2. Sizing the object store on very large RAM nodes:
• Is the 30% heuristic appropriate here? Any rule of thumb (e.g., cap at 128–256 GiB) to reduce the “baseline used” and avoid false positives?
3. Accounting vs page cache:
• Does the memory monitor count Linux page cache as “used”? Is there a way to base decisions on MemAvailable to avoid penalizing transient cache?
4. Initialization bursts:
• Best practices to coordinate/stagger actor startup or temporarily relax the monitor during known burst phases (e.g., vLLM offload_states)?
5. Alternative controls:
• Would per‑actor memory requests/limits or scheduling hints help stagger actor creation?
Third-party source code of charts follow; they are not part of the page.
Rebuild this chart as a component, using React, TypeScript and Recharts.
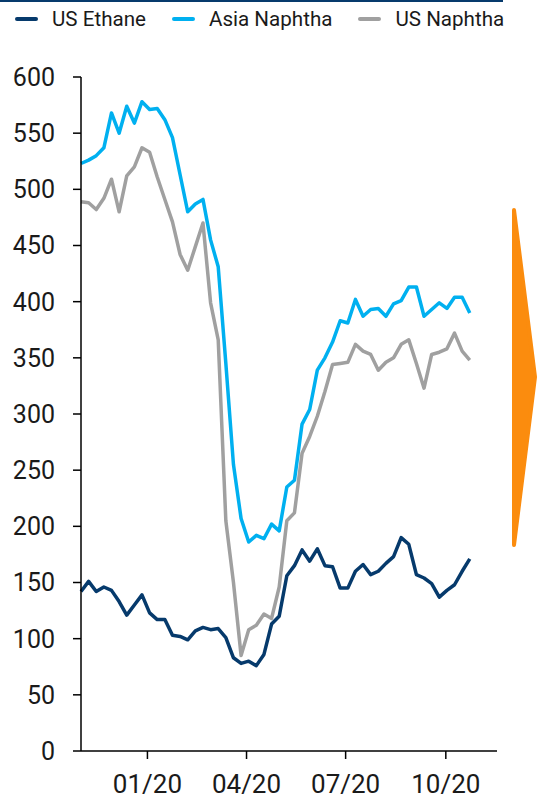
import { LineChart, Line, XAxis, YAxis } from "recharts";

// weekly observations, $/t
const weeks = [
  "2019-11-01", "2019-11-08", "2019-11-15", "2019-11-22", "2019-11-29",
  "2019-12-06", "2019-12-13", "2019-12-20", "2019-12-27",
  "2020-01-03", "2020-01-10", "2020-01-17", "2020-01-24", "2020-01-31",
  "2020-02-07", "2020-02-14", "2020-02-21", "2020-02-28",
  "2020-03-06", "2020-03-13", "2020-03-20", "2020-03-27",
  "2020-04-03", "2020-04-10", "2020-04-17", "2020-04-24",
  "2020-05-01", "2020-05-08", "2020-05-15", "2020-05-22", "2020-05-29",
  "2020-06-05", "2020-06-12", "2020-06-19", "2020-06-26",
  "2020-07-03", "2020-07-10", "2020-07-17", "2020-07-24", "2020-07-31",
  "2020-08-07", "2020-08-14", "2020-08-21", "2020-08-28",
  "2020-09-04", "2020-09-11", "2020-09-18", "2020-09-25",
  "2020-10-02", "2020-10-09", "2020-10-16", "2020-10-23",
];

const usEthane = [
  142, 151, 142, 146, 143, 133, 121, 130, 139, 123, 117, 117, 103, 102, 99, 107,
  110, 108, 109, 101, 83, 78, 80, 76, 86, 113, 120, 156, 165, 179, 169, 180,
  165, 164, 145, 145, 160, 166, 157, 160, 167, 173, 190, 184, 157, 154, 149, 137,
  143, 148, 160, 171,
];

const asiaNaphtha = [
  523, 526, 530, 537, 568, 550, 574, 559, 578, 571, 572, 562, 546, 513, 480, 487,
  491, 455, 431, 345, 255, 207, 186, 192, 189, 202, 196, 235, 241, 291, 304, 339,
  350, 364, 383, 381, 402, 387, 393, 394, 387, 398, 401, 413, 413, 387, 393, 399,
  394, 404, 404, 390,
];

const usNaphtha = [
  489, 488, 482, 492, 509, 480, 512, 520, 537, 533, 511, 491, 471, 442, 428, 449,
  470, 399, 366, 205, 150, 85, 108, 112, 122, 118, 146, 205, 212, 265, 280, 298,
  320, 344, 345, 346, 362, 356, 353, 339, 346, 350, 362, 366, 345, 323, 353, 355,
  358, 372, 356, 348,
];

const seriesNames = ["US Ethane", "Asia Naphtha", "US Naphtha"];
const seriesKeys = ["ethane", "asia", "usn"];
const seriesColors = ["#063a6c", "#00b0f0", "#a0a0a0"];

const xTicks = ["2020-01-01", "2020-04-01", "2020-07-01", "2020-10-01"];
const xDomain = ["2019-11-01", "2020-11-17"];
const yTicks = [0, 50, 100, 150, 200, 250, 300, 350, 400, 450, 500, 550, 600];

const toTime = (s: string) => Date.parse(s + "T00:00:00Z");

const data = weeks.map((w, i) => ({
  t: toTime(w),
  ethane: usEthane[i],
  asia: asiaNaphtha[i],
  usn: usNaphtha[i],
}));

const fmtMonth = (v: number) => {
  const d = new Date(v);
  const mm = String(d.getUTCMonth() + 1).padStart(2, "0");
  const yy = String(d.getUTCFullYear()).slice(2);
  return `${mm}/${yy}`;
};

const font = "Roboto, 'Noto Sans', sans-serif";

export default function App() {
  return (
    <div
      style={{
        position: "fixed",
        left: 0,
        top: 0,
        width: 537,
        height: 806,
        background: "#fff",
        fontFamily: font,
      }}
    >
      <div style={{ position: "absolute", left: 0, top: 0, width: 503, height: 2, background: "#063a6c" }} />
      <div
        style={{
          position: "absolute",
          left: 15,
          top: 5,
          display: "flex",
          gap: 26,
          fontSize: 20.6,
          color: "#1a1a1a",
          lineHeight: "28px",
        }}
      >
        {seriesNames.map((name, i) => (
          <div key={name} style={{ display: "flex", alignItems: "center", gap: 14 }}>
            <span
              style={{
                display: "inline-block",
                width: 23,
                height: 4,
                borderRadius: 2,
                background: seriesColors[i],
              }}
            />
            <span>{name}</span>
          </div>
        ))}
      </div>

      <LineChart
        width={537}
        height={806}
        data={data}
        margin={{ top: 77, right: 40, bottom: 0, left: 0 }}
      >
        <XAxis
          dataKey="t"
          type="number"
          domain={xDomain.map(toTime)}
          ticks={xTicks.map(toTime)}
          tickFormatter={fmtMonth}
          height={55}
          tickSize={8}
          tickMargin={16}
          axisLine={{ stroke: "#000", strokeWidth: 1.5 }}
          tickLine={{ stroke: "#000", strokeWidth: 1.5 }}
          tick={{ fill: "#1a1a1a", fontSize: 26, fontFamily: font }}
        />
        <YAxis
          domain={[0, 600]}
          ticks={yTicks}
          interval={0}
          width={81}
          tickSize={8}
          tickMargin={18}
          axisLine={{ stroke: "#000", strokeWidth: 1.5 }}
          tickLine={{ stroke: "#000", strokeWidth: 1.5 }}
          tick={{ fill: "#1a1a1a", fontSize: 25, fontFamily: font }}
        />
        {seriesKeys.map((k, i) => (
          <Line
            key={k}
            type="linear"
            dataKey={k}
            name={seriesNames[i]}
            stroke={seriesColors[i]}
            strokeWidth={3.5}
            strokeLinejoin="round"
            dot={false}
            isAnimationActive={false}
          />
        ))}
      </LineChart>

      <svg
        width={537}
        height={806}
        style={{ position: "absolute", left: 0, top: 0, pointerEvents: "none" }}
      >
        <polygon
          points="514,210 535,377 514,545"
          fill="#fb8c0e"
          stroke="#fb8c0e"
          strokeWidth={4}
          strokeLinejoin="round"
        />
      </svg>
    </div>
  );
}
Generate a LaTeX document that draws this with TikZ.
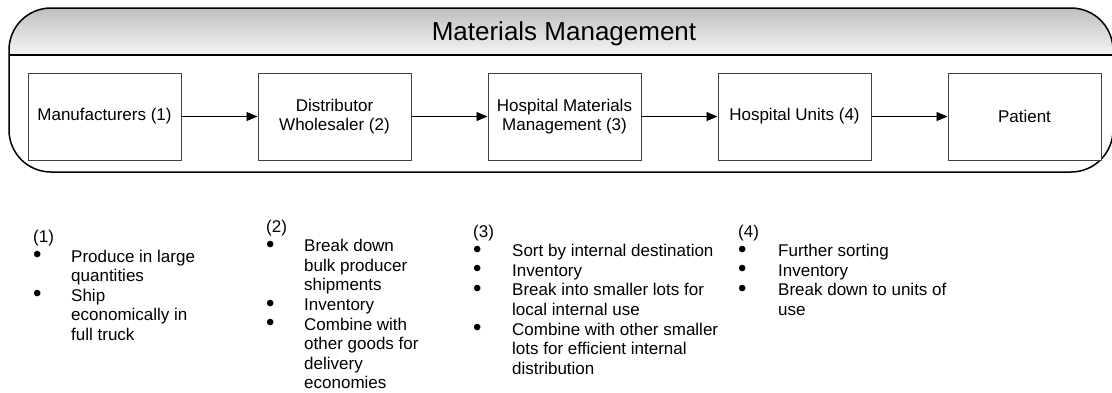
\documentclass[tikz,border=0pt]{standalone}
\usepackage{fontspec}
\setmainfont{Liberation Sans}
\usetikzlibrary{arrows.meta}
\newcommand{\bigbul}{\raisebox{-0.6pt}[0pt][0pt]{\fontsize{24}{0}\selectfont\textbullet}}
\begin{document}
\begin{tikzpicture}[x=1pt,y=-1pt,
  stagebox/.style={draw=black!75, line width=1pt, fill=white, minimum width=153pt, minimum height=87pt, inner sep=2pt, align=center, font=\fontsize{17}{19.6}\selectfont},
  flow/.style={-{Triangle[length=11pt,width=9pt]}, line width=0.8pt},
  notes/.style={anchor=base west, inner sep=0pt, font=\fontsize{17}{19.6}\selectfont},
  frame/.style={line width=1.5pt, rounded corners=42pt}]
\useasboundingbox (0,0) rectangle (1112,392);
\begin{scope}
\clip[rounded corners=42pt] (9,8) rectangle (1113,172);
\shade[top color=black!25, bottom color=black!4] (9,8) rectangle (1113,55);
\end{scope}
\draw[frame] (9,8) rectangle (1113,172);
\draw[line width=1.8pt] (9,55) -- (1113,55);
\node[font=\fontsize{26}{30}\selectfont, anchor=base, inner sep=0pt] (title) at (564,40) {Materials Management};

\node[stagebox] (b1) at (104.5,116.5) {Manufacturers (1)};
\node[stagebox] (b2) at (334.5,116.5) {Distributor\\Wholesaler (2)};
\node[stagebox] (b3) at (564.5,116.5) {Hospital Materials\\Management (3)};
\node[stagebox] (b4) at (794.5,116.5) {Hospital Units (4)};
\node[stagebox] (b5) at (1024.5,116.5) {Patient};
\draw[flow] (b1) -- (b2);
\draw[flow] (b2) -- (b3);
\draw[flow] (b3) -- (b4);
\draw[flow] (b4) -- (b5);

\node[notes] (n1) at (33,242.5) {\begin{tabular}[t]{@{}p{38pt}@{}l@{}}
\multicolumn{2}{@{}l@{}}{(1)}\\
\bigbul & Produce in large\\
 & quantities\\
\bigbul & Ship\\
 & economically in\\
 & full truck
\end{tabular}};
\node[notes] (n2) at (266,232) {\begin{tabular}[t]{@{}p{38pt}@{}l@{}}
\multicolumn{2}{@{}l@{}}{(2)}\\
\bigbul & Break down\\
 & bulk producer\\
 & shipments\\
\bigbul & Inventory\\
\bigbul & Combine with\\
 & other goods for\\
 & delivery\\
 & economies
\end{tabular}};
\node[notes] (n3) at (473,237) {\begin{tabular}[t]{@{}p{39pt}@{}l@{}}
\multicolumn{2}{@{}l@{}}{(3)}\\
\bigbul & Sort by internal destination\\
\bigbul & Inventory\\
\bigbul & Break into smaller lots for\\
 & local internal use\\
\bigbul & Combine with other smaller\\
 & lots for efficient internal\\
 & distribution
\end{tabular}};
\node[notes] (n4) at (738,237) {\begin{tabular}[t]{@{}p{40pt}@{}l@{}}
\multicolumn{2}{@{}l@{}}{(4)}\\
\bigbul & Further sorting\\
\bigbul & Inventory\\
\bigbul & Break down to units of\\
 & use
\end{tabular}};
\end{tikzpicture}
\end{document}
• Any plans for a built‑in grace period before killing newly scheduled tasks?
Expected behavior
Avoid killing actors during short, predictable initialization spikes when the system would be healthy after the burst (especially with object spill enabled), or provide clear guidance to tune thresholds and object store sizing for such workloads.
Actual behavior
Freshly scheduled vLLM actors are killed by Ray’s OOM prevention at ~92–93% node usage during initialization bursts, leading to repeated restarts unless we reduce to GRPO_GROUP=1 (single actor).
Additional context
• We can provide ray --version and raylet.out snippets if helpful.
• All paths, IPs, and job identifiers here are redacted.